Source code of charts
— START —

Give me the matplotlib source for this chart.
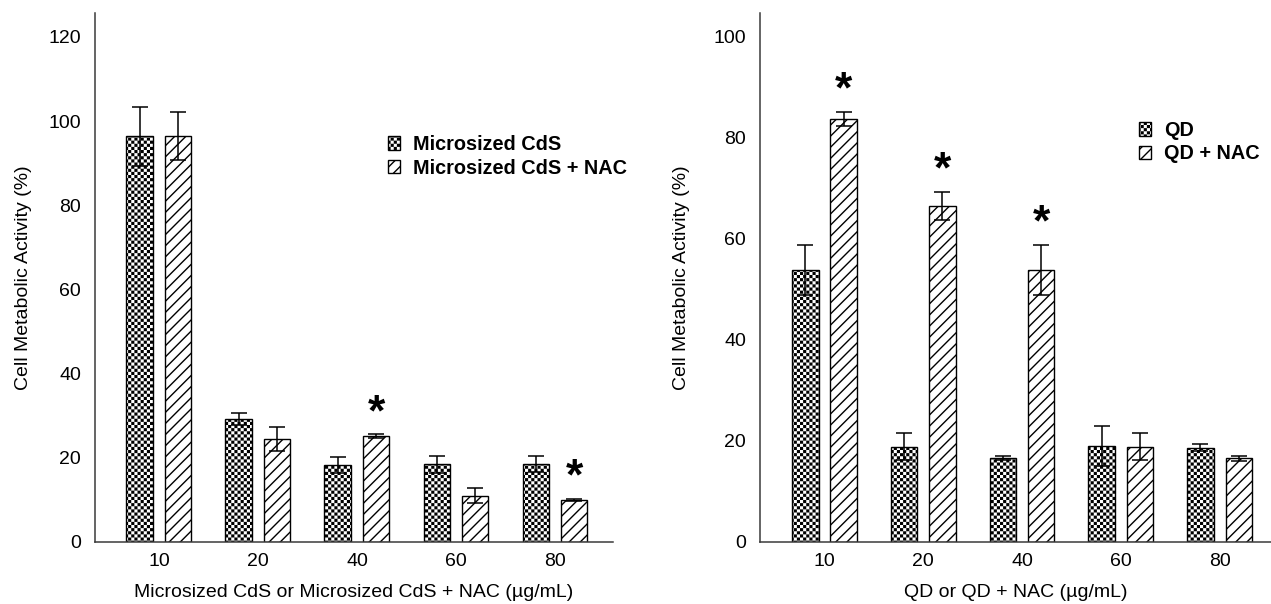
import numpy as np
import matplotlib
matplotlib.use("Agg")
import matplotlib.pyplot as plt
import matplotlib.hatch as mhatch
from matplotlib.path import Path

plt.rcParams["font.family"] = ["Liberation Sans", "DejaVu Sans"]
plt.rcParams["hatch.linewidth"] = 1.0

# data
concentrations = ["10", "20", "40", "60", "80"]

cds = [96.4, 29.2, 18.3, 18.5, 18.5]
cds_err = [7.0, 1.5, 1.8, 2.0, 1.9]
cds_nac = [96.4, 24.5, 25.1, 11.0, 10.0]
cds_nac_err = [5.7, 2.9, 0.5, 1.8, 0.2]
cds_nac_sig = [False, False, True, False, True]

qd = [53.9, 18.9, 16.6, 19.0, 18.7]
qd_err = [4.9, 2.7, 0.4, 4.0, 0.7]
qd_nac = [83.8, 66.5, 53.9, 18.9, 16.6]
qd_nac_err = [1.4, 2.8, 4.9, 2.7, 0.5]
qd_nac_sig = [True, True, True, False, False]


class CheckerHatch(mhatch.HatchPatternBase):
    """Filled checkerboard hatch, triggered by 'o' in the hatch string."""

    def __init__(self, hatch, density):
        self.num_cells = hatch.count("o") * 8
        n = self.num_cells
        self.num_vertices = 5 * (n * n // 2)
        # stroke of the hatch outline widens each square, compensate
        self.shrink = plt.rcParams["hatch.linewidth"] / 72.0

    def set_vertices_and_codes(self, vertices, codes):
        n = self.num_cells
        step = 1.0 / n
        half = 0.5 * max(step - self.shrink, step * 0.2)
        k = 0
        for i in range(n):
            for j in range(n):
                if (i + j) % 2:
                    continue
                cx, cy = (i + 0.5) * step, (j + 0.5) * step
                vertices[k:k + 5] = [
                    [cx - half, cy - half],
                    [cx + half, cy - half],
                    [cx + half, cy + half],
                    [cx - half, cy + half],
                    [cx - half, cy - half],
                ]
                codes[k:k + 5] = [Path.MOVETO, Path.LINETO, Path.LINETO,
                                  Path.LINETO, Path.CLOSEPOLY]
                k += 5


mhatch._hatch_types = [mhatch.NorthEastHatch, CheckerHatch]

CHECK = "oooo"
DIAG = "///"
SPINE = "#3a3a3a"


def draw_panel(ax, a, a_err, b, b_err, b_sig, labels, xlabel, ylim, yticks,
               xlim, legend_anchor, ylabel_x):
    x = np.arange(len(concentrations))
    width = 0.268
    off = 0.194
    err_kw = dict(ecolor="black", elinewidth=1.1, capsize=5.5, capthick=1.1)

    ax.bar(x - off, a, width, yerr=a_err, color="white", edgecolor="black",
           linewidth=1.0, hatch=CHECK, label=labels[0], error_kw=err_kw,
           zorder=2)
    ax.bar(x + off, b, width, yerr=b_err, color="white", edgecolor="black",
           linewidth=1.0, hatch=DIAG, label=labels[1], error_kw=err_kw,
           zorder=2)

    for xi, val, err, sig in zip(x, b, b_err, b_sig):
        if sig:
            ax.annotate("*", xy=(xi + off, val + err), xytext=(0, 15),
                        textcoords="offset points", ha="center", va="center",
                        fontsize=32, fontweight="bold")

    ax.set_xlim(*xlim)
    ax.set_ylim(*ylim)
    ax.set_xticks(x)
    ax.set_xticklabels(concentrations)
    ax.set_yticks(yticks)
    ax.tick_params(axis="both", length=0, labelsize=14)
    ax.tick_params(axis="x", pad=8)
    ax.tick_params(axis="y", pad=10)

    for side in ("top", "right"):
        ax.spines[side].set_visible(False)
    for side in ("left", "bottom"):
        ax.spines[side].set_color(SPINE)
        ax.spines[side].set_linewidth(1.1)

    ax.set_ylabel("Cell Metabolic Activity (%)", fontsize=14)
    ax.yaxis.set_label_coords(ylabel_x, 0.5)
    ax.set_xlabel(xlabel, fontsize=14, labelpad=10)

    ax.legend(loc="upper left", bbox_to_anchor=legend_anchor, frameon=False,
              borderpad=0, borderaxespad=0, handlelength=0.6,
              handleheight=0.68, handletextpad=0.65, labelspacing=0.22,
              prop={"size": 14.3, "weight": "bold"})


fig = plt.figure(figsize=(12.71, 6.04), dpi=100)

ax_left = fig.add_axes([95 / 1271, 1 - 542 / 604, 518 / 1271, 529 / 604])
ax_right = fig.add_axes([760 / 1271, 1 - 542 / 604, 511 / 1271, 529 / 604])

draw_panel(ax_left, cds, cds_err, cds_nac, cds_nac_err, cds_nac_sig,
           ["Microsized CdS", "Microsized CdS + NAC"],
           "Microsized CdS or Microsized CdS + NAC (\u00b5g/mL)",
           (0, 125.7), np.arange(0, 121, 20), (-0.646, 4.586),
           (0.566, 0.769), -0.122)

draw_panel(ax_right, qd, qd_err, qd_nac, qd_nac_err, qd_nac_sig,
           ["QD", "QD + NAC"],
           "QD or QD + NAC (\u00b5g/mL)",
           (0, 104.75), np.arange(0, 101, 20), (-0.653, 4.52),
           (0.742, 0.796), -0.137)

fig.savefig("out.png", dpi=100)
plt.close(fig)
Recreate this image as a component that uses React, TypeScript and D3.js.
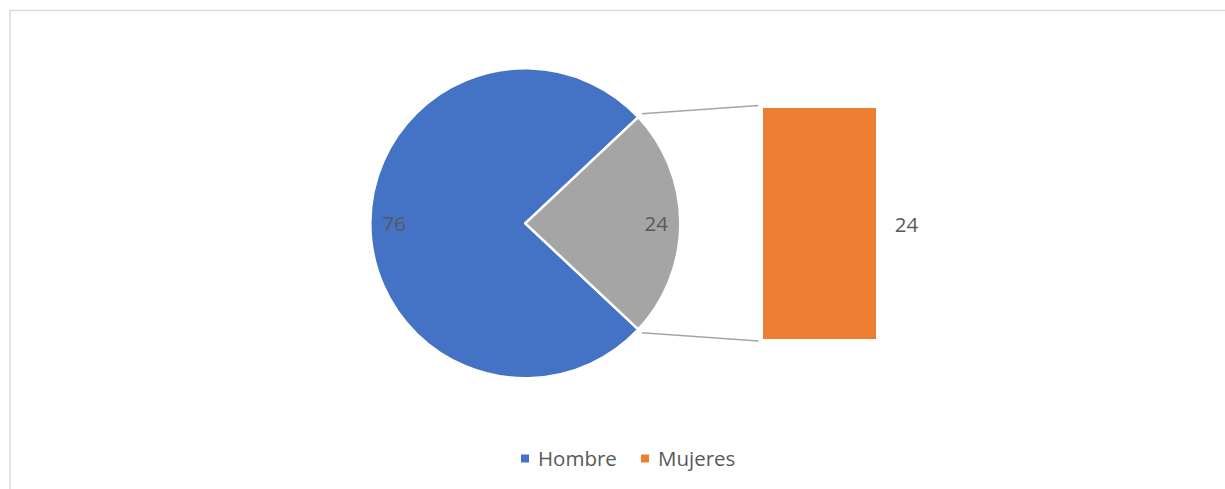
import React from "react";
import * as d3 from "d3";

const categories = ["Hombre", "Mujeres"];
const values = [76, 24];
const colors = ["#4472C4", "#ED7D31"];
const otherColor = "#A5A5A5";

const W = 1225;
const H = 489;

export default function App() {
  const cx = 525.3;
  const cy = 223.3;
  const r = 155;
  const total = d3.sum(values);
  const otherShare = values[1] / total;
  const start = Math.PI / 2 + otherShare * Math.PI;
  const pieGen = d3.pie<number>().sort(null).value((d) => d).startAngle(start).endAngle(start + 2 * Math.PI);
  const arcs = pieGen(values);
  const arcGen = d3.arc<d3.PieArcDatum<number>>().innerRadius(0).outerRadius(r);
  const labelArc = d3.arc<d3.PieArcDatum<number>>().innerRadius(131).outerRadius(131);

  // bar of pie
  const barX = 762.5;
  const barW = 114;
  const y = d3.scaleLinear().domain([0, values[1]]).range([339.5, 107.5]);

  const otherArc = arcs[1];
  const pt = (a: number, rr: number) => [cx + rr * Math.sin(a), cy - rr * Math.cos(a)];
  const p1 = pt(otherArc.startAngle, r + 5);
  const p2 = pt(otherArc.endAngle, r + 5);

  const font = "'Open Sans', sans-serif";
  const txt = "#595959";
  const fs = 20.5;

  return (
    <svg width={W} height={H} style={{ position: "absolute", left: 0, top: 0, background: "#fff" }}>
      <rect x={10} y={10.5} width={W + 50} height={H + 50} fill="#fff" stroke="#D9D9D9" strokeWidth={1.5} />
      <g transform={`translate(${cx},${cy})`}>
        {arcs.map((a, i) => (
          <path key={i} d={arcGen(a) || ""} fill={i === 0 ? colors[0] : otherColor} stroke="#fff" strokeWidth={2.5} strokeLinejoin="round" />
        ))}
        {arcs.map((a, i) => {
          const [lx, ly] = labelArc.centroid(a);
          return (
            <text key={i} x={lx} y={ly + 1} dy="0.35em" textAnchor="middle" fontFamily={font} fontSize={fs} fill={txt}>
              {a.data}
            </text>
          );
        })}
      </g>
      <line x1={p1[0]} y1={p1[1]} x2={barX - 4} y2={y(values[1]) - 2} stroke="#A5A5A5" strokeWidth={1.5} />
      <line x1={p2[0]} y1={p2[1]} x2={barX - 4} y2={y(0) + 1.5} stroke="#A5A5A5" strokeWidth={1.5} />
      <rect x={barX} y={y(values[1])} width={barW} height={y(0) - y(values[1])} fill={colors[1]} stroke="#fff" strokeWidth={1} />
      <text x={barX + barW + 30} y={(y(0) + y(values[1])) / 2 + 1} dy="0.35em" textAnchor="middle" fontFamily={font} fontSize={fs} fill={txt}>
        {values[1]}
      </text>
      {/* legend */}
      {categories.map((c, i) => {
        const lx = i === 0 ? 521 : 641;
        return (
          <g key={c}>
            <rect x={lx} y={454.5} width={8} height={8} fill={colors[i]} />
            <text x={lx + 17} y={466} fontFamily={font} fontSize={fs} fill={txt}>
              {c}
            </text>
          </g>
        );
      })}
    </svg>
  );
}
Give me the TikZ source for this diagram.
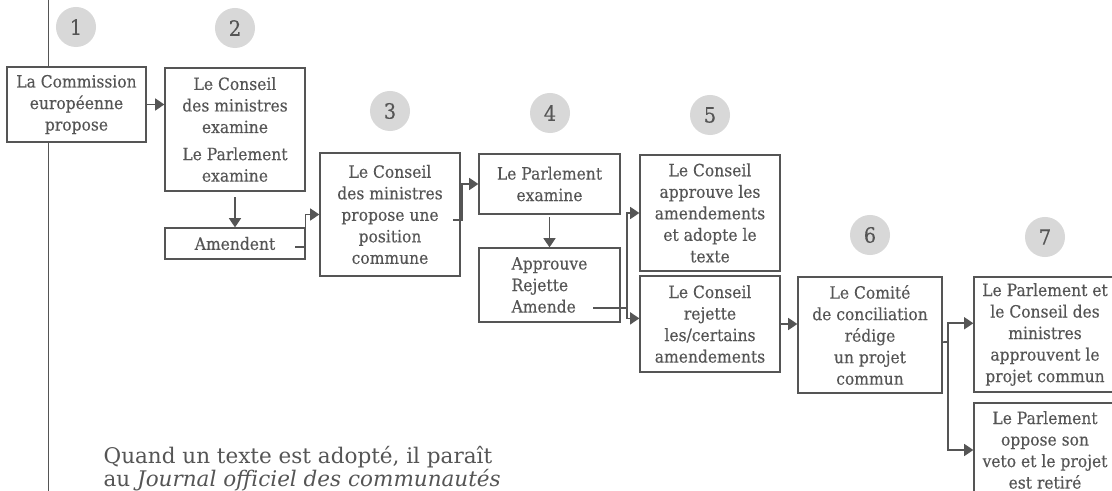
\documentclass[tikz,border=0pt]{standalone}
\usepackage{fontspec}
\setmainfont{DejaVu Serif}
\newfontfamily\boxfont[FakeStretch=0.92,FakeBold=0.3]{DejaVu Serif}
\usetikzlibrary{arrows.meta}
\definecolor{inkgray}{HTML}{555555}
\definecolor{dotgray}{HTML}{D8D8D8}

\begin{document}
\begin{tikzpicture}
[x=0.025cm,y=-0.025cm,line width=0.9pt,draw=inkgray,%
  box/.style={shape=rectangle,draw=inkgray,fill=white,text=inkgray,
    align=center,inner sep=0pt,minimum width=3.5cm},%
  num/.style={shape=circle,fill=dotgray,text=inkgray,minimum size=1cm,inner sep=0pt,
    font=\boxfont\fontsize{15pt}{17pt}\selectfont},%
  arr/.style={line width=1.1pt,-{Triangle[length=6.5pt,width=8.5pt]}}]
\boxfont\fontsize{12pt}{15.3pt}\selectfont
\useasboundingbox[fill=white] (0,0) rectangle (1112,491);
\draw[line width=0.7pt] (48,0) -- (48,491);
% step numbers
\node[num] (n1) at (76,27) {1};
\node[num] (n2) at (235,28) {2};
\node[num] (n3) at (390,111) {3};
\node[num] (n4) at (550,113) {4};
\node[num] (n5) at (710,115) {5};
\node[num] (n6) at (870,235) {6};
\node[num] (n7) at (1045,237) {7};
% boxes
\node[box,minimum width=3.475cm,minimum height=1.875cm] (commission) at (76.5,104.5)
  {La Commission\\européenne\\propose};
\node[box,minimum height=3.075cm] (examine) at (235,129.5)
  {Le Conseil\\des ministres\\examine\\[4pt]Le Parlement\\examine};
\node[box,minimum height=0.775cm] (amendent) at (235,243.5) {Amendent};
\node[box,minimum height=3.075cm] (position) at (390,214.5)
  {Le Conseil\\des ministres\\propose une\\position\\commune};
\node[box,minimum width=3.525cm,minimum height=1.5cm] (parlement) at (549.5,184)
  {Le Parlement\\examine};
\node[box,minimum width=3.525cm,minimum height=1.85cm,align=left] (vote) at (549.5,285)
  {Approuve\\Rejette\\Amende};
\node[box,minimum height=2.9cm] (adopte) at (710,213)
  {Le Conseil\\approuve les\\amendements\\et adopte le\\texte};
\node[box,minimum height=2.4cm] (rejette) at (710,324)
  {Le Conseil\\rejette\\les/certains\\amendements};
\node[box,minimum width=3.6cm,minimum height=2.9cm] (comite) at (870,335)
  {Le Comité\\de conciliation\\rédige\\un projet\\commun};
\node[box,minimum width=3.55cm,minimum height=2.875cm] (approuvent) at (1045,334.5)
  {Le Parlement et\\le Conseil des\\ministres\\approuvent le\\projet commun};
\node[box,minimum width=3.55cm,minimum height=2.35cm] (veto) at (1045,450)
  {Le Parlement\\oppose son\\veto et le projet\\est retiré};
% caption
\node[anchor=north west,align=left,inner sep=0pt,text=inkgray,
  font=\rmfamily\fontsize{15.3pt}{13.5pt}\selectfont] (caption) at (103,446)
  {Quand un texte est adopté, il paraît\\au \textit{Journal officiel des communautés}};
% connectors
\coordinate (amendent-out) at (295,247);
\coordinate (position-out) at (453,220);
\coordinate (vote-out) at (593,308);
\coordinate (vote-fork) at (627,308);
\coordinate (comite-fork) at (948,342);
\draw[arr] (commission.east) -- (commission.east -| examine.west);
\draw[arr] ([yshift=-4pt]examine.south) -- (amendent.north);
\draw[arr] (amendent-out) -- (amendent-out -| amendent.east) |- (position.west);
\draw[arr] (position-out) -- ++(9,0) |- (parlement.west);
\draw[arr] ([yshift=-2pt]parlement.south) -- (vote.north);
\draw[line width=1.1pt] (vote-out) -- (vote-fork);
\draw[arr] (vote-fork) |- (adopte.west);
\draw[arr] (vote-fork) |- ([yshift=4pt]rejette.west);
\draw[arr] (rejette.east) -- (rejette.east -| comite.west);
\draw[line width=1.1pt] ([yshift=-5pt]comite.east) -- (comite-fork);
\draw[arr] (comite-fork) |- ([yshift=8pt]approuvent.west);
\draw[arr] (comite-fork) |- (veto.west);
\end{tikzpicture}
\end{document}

— END —

• **Written instruction**:
Give back only a number, the number of lines where the string "React" occurs.

• **Reply to the task**:
2